THE PROBLEM: Scan the entries below for the word "this". Copy each line that has it.

LISTED RECORDS:
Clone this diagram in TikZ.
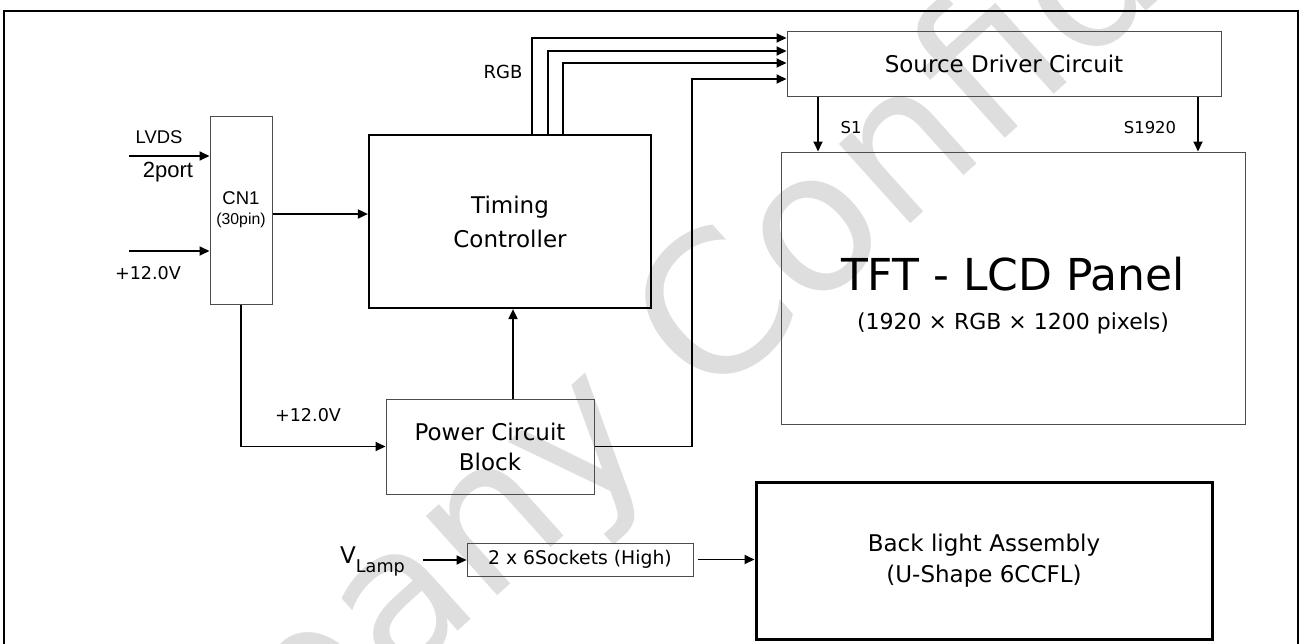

* * *

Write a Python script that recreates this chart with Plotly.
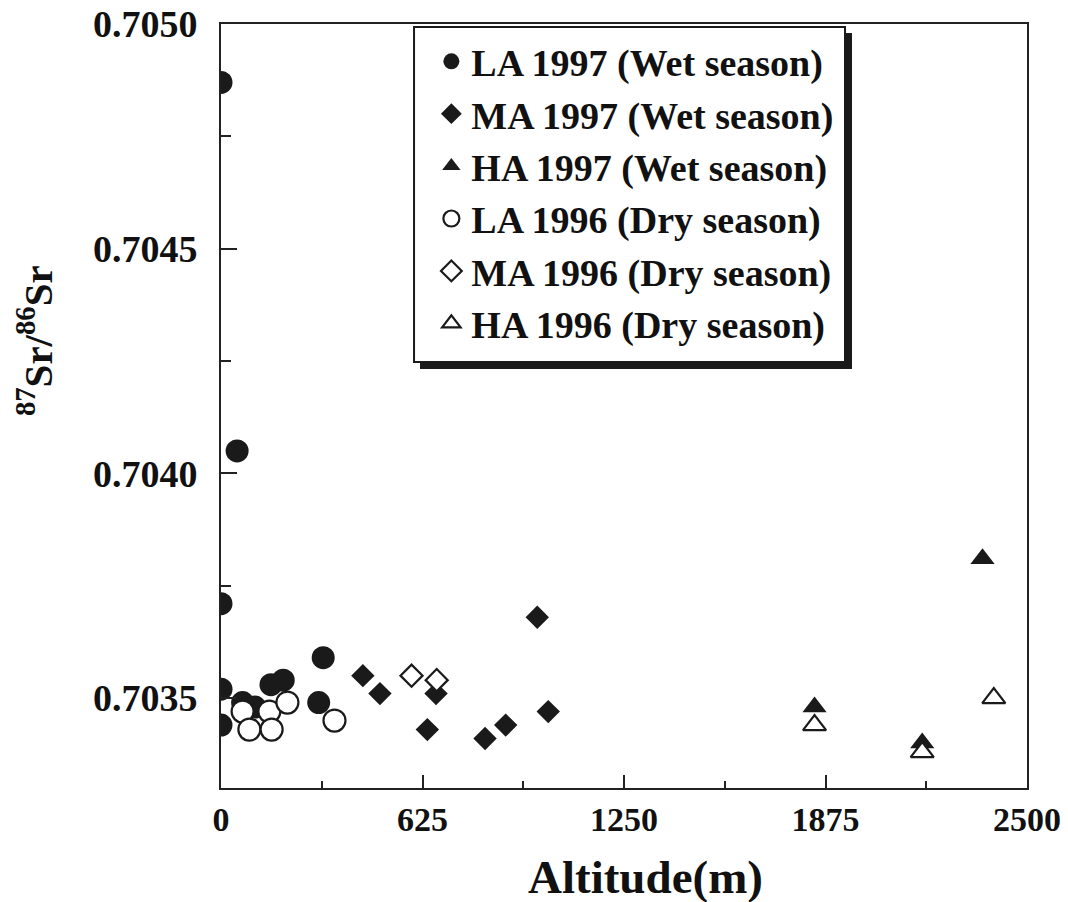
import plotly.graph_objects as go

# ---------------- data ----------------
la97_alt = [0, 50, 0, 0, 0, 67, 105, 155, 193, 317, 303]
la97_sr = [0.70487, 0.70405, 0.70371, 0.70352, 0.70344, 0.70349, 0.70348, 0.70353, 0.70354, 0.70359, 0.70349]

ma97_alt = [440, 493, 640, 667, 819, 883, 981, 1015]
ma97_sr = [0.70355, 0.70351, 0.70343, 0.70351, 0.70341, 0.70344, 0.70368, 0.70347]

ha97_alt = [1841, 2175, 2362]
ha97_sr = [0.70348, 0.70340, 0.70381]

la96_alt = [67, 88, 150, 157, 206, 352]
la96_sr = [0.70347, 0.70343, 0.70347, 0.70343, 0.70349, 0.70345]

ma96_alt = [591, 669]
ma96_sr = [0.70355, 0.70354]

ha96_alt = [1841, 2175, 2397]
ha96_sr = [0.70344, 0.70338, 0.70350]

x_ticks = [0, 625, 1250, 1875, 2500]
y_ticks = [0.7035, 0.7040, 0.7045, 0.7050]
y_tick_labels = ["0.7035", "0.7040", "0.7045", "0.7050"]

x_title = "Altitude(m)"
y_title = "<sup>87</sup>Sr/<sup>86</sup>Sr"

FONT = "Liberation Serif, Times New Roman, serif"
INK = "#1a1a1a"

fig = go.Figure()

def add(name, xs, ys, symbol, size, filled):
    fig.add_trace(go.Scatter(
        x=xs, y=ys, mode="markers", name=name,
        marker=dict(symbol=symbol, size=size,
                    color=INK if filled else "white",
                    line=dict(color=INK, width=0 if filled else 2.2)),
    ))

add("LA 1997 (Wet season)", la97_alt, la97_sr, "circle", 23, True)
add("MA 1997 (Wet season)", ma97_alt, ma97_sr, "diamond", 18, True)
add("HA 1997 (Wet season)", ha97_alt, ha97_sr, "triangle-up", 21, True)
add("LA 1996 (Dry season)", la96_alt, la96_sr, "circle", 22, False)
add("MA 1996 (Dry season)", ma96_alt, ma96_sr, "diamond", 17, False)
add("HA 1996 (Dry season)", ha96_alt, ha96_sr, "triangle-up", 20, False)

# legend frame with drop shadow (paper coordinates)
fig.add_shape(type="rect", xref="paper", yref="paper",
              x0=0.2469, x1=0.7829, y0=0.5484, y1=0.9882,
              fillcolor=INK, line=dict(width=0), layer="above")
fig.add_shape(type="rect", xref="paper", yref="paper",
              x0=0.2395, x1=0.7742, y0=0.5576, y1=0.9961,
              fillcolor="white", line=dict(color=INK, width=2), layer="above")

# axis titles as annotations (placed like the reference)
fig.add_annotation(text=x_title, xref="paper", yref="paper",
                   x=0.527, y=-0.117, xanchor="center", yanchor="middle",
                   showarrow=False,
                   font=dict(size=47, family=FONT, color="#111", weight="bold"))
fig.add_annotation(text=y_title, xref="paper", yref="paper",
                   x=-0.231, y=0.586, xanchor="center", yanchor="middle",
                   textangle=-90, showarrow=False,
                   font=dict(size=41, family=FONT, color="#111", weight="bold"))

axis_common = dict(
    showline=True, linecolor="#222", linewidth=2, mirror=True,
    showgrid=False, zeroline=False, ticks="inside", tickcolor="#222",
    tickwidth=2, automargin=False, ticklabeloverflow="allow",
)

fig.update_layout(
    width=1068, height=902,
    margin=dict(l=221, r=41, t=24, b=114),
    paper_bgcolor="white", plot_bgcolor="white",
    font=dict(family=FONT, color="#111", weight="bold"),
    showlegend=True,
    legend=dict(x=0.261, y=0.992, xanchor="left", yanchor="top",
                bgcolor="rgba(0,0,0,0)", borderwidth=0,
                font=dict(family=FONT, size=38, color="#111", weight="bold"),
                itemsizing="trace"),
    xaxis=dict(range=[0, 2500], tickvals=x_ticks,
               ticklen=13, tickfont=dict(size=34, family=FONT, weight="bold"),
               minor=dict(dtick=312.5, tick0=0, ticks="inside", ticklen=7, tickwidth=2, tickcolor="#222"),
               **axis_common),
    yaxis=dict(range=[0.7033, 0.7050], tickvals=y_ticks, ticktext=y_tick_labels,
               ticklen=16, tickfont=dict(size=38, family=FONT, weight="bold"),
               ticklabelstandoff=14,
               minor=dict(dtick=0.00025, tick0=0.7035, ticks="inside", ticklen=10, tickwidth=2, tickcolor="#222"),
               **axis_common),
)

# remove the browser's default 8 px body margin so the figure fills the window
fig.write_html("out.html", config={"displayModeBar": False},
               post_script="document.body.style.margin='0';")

TASK OUTPUT:
Clone this diagram in TikZ.
Write a Python script that recreates this chart with Plotly.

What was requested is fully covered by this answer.